79 ($3.75/341 ml can from the brewery)
Yuzu (4.1%): Billed a ‘citrus saison,’ this is positioned at the lower strength, more thirst-quenching end of the saison style, with the Asian yuzu fruit adding flavour. Deep gold of hue, it veritably bursts from the glass with fragrant tangerine orange aromas underscored by white peppery spice. The palate entry speaks equally to the yuzu and the refreshing character of the beer, the latter a quality which emerges in force on the mid-palate with bright acidity alongside the citrus and spice, and only a glimmer of hop bitterness lurking below. What soft hop there is comes forward in the mildly bitter finish, concluding a profile that can only be described as ‘more-ish.’ Hardly a classic saison à la Saison Dupont, but a flavourful quencher I’d be happy to drink in the fields during harvest.
82 ($3.75/341 ml can from the brewery)
Ochame (6%): An IPA flavoured with green tea harvested from Lafontaine’s own tea field in Japan, this is hardly as unconventional as it may appear, with a cloudy, light to medium gold colour and an aroma that speak perhaps a bit more to dry-hopping than it does green tea – although the two aromas, equally fresh, verdant, and vibrant, blend so harmoniously that it can be difficult to tell where one ends and the other begins. On the palate, the beer behaves even more like a standard IPA, with lightly malty and fruity sweetness up front, a balanced bitterness with dryish stone fruit and fresh grassy notes on the mid-palate, and a very dry, leafy-bitter finish. A pleasant change from the intensely tropical fruity IPAs that proliferate these days.

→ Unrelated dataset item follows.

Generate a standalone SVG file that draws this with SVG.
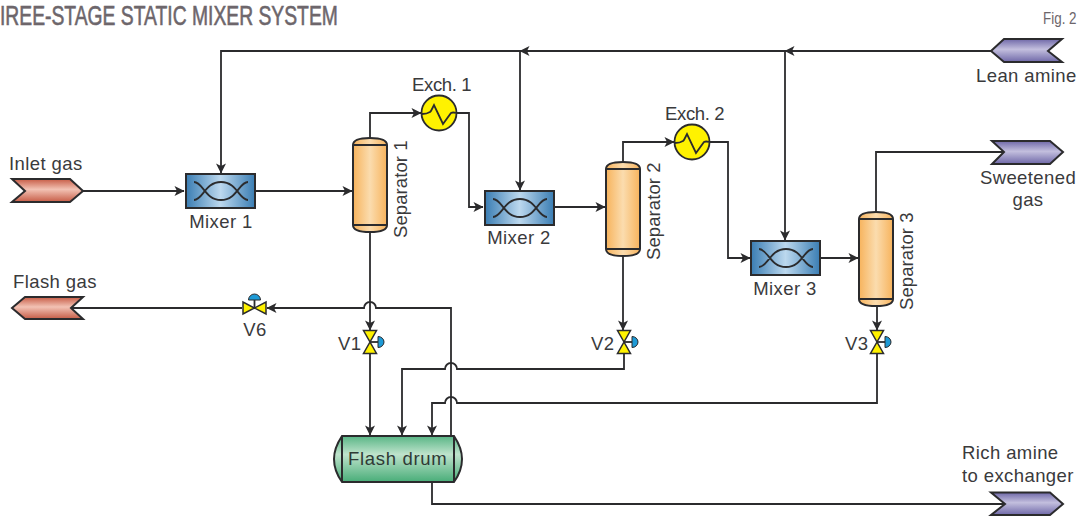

85 ($3.75/341 ml can from the brewery)
Kemuri (4.8%): Any black ale from Lafontaine’s brewery is bound to have at least some smoked or peated malt as part of it, and this porter is no exception. Deep brown, almost black in colour, it has dark tan foam and a rich aroma that initially offers peated malt – think Islay single malt whiskies, but mellower – then settles down to a more earthy, rounded, lighter smokiness with notes of espresso and baked apple. It mellows further on the palate, with a much more subdued smoke, rising dark chocolate, and a coffee note that is more freshly brewed than espresso, with hints of raisin, black licorice, and just a touch of allspice aiding in its complexity. The finish is bone dry, slightly tannic, and just a touch of smoke and coffee bean-like acidity. A very pleasant beer that can be enjoyed by even the smoke-phobic.
83 ($3.75/341 ml can from the brewery)
Fuyu (10.2): As befits a brewer with as light a hand as has Lafontaine, this barleywine is reddish-amber rather than dark and intense, and boast a surprisingly light and fruity aroma, blending notes of fresh plum and dried cherries with hoppy citrus and a mildly earthy malt. It begins on the sweet side, as most barleywines do, with cherry the most prominent of the fruity flavours, then develops more red plum and orange flavours as the hop bitterness rises, eventually all but obscuring the stone fruit sweetness of the front. It is only in the finish that the beer’s strength finally shows itself, alongside a moderate bitterness, some peppery spice, and lingering burnt citrus oils. A satisfying winter seasonal that supports its strength well.